Sunday, November 6, 2016

Army Needs Experienced Woodsmen and Sawmen, 1917

“Woodsmen and Sawmill Men Still Needed for Forest Regiment,” from the Nov. 1, 1917, issue of The French Broad Hustler. The Hustler, Henderson County’s Leading Newspaper.

Chapel Hill, N.C., Oct. 27—The assistant forester in charge of recruiting has announced that the first two battalions of the 20th engineer (forest) regiment are now practically recruited to full strength. This not mean that it will now be difficult to enter this very attractive service. On the contrary, enlisting will go on as heretofore. Men familiar with the different branches of the work of logging and running small portable sawmills, such as are found all over North Carolina, are especially wanted. The State forester, Mr. J.S. Holmes, says that he has received letters from a considerable number of men inquiring about conditions and some of them have already enlisted in this regiment, but North Carolinians have so far been slow to avail themselves of this opportunity of serving their country. There are many thousands of young men thoroughly familiar with woods work and the handling of portable sawmills in this State, which is known to have the largest number of such mills of any State in the Union, with the possible exception of Virginia.
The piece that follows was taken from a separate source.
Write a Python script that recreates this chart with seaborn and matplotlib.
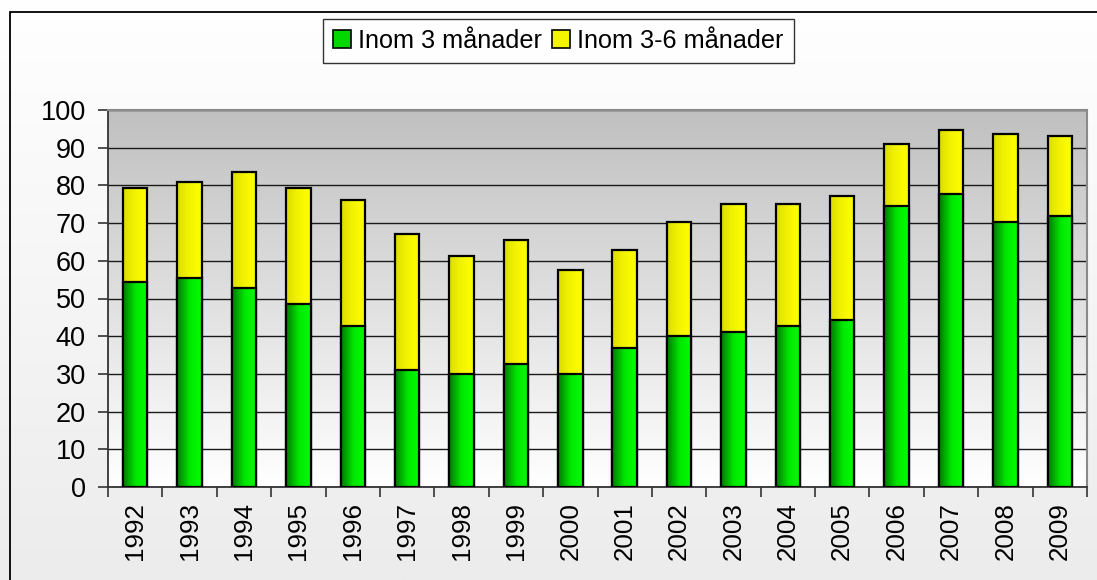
import numpy as np
import pandas as pd
import matplotlib
matplotlib.use("Agg")
import matplotlib.pyplot as plt
import seaborn as sns
from matplotlib.patches import Rectangle, Patch
from matplotlib.colors import LinearSegmentedColormap

# ── DATA ─────────────────────────────────────────────────────────────────────
YEARS = [str(y) for y in range(1992, 2010)]
WITHIN_3 = [54.4, 55.4, 52.8, 48.5, 42.7, 31.0, 30.0, 32.6, 30.0,
            36.9, 40.0, 41.1, 42.7, 44.3, 74.5, 77.7, 70.3, 71.9]
WITHIN_3_6 = [24.9, 25.5, 30.8, 30.8, 33.4, 36.1, 31.3, 32.9, 27.6,
              26.0, 30.3, 34.0, 32.4, 32.9, 16.5, 17.0, 23.3, 21.2]
LABELS = ["Inom 3 månader", "Inom 3-6 månader"]
Y_TICKS = list(range(0, 101, 10))

df = pd.DataFrame({"year": YEARS, "g3": WITHIN_3, "g36": WITHIN_3_6})
df["total"] = df["g3"] + df["g36"]

sns.set_style("white")
plt.rcParams["font.family"] = ["Liberation Sans", "DejaVu Sans"]
plt.rcParams["text.color"] = "black"
plt.rcParams["xtick.color"] = "black"
plt.rcParams["ytick.color"] = "black"

GREEN_CMAP = LinearSegmentedColormap.from_list("g", ["#007a00", "#00e600", "#00ff00"])
YELLOW_CMAP = LinearSegmentedColormap.from_list("y", ["#dcdc00", "#f4f400", "#ffff00"])
BAR_W = 0.45

fig = plt.figure(figsize=(10.97, 5.8), dpi=100)

# figure background gradient
bg = fig.add_axes([0, 0, 1, 1], zorder=-5)
bg.imshow(np.linspace(0, 1, 256).reshape(-1, 1),
          cmap=LinearSegmentedColormap.from_list("bg", ["#ffffff", "#ececec"]),
          aspect="auto", extent=[0, 1, 0, 1])
bg.axis("off")

ax = fig.add_axes([108 / 1097, 93 / 580, 979 / 1097, 377 / 580])
ax.patch.set_alpha(0)

# plot area gradient: gray at top, white at bottom
ax.imshow(np.linspace(0, 1, 256).reshape(-1, 1), transform=ax.transAxes,
          cmap=LinearSegmentedColormap.from_list("pa", ["#c0c0c0", "#ffffff"]),
          aspect="auto", extent=[0, 1, 0, 1], zorder=0)

# stacked bars: total (yellow) behind, green in front
sns.barplot(data=df, x="year", y="total", color="#ffff00", saturation=1,
            width=BAR_W, edgecolor="black", linewidth=1.6, ax=ax, zorder=3)
n_y = len(ax.patches)
sns.barplot(data=df, x="year", y="g3", color="#00ff00", saturation=1,
            width=BAR_W, edgecolor="black", linewidth=1.6, ax=ax, zorder=5)

grad = np.linspace(0, 1, 64).reshape(1, -1)
for i, p in enumerate(ax.patches):
    cmap = YELLOW_CMAP if i < n_y else GREEN_CMAP
    z = 2.5 if i < n_y else 4.5
    x0, w, h = p.get_x(), p.get_width(), p.get_height()
    ax.imshow(grad, cmap=cmap, aspect="auto", extent=[x0, x0 + w, 0, h], zorder=z)
    p.set_facecolor("none")

ax.set_xlim(-0.5, len(YEARS) - 0.5)
ax.set_ylim(0, 100)
ax.set_yticks(Y_TICKS)
ax.set_xticks(range(len(YEARS)))
ax.set_xticklabels(YEARS, rotation=90)
ax.set_xticks(np.arange(-0.5, len(YEARS), 1), minor=True)
ax.set_xlabel("")
ax.set_ylabel("")

ax.grid(axis="y", color="#1a1a1a", linewidth=1.0)
ax.set_axisbelow(True)
for gl in ax.get_ygridlines():
    gl.set_zorder(1)

ax.tick_params(axis="y", which="major", length=7, width=1.2, color="#333333",
               labelsize=19.5, labelcolor="black", pad=9, left=True, direction="out")
ax.tick_params(axis="x", which="major", length=0, labelsize=18.7,
               labelcolor="black", pad=11)
ax.tick_params(axis="x", which="minor", length=7, width=1.2, color="#333333",
               bottom=True, direction="out")

for s in ["left", "bottom"]:
    ax.spines[s].set_color("#333333")
    ax.spines[s].set_linewidth(1.3)
for s in ["top", "right"]:
    ax.spines[s].set_color("#8a8a8a")
    ax.spines[s].set_linewidth(1.5)
    ax.spines[s].set_visible(True)

handles = [Patch(facecolor="#00d800", edgecolor="black", linewidth=1.2),
           Patch(facecolor="#f4f400", edgecolor="black", linewidth=1.2)]
leg = fig.legend(handles, LABELS, loc="center", bbox_to_anchor=(0.509, 0.929),
                 ncol=2, frameon=True, fancybox=False, edgecolor="black",
                 fontsize=18.2, handlelength=0.7, handleheight=0.7,
                 columnspacing=0.4, handletextpad=0.3, borderpad=0.4,
                 labelcolor="black")
leg.get_frame().set_linewidth(1.0)
leg.get_frame().set_facecolor("white")

# outer chart border (cut off at right and bottom like the reference)
fig.add_artist(Rectangle((10 / 1097, -0.2), 1.5, 0.2 + 568 / 580, fill=False,
                         edgecolor="black", linewidth=1.3,
                         transform=fig.transFigure))

fig.savefig("out.png", dpi=100)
Speaking of the reluctance of coming forward, which is perhaps characteristic of us in the South, M.G.E. French of Statesville says:

“It seems to me, if a young man is looking out for his future welfare in the community in which he lives, that the first thing he would do would be to volunteer, and how strong healthy young fellows of military age can feel any desire to hold back and wait to be forced in, I don’t understand; that is, if they attach any large importance to their future, as the people in every community of the United States will be very certain to remember who were the volunteer soldiers, and who were not. If I were of military age, I would not hesitate a second about volunteering—in fact, I would not feel that I could afford to do otherwise. It is always distressing to me to see a strong, vigorous young man stay at home when another boy he grew up with has gone out to offer his life to help win the big fight, which means so much to us, and to every citizen of the Republic.”

Now is the time to enlist. Timber and firewood are badly needed by our armies at the front, and none know better how to get ties, posts, lumber and firewood than the youth of North Carolina.

Applications should be made without delay to the State Forester, Chapel Hill, N.C., or to the nearest recruiting station.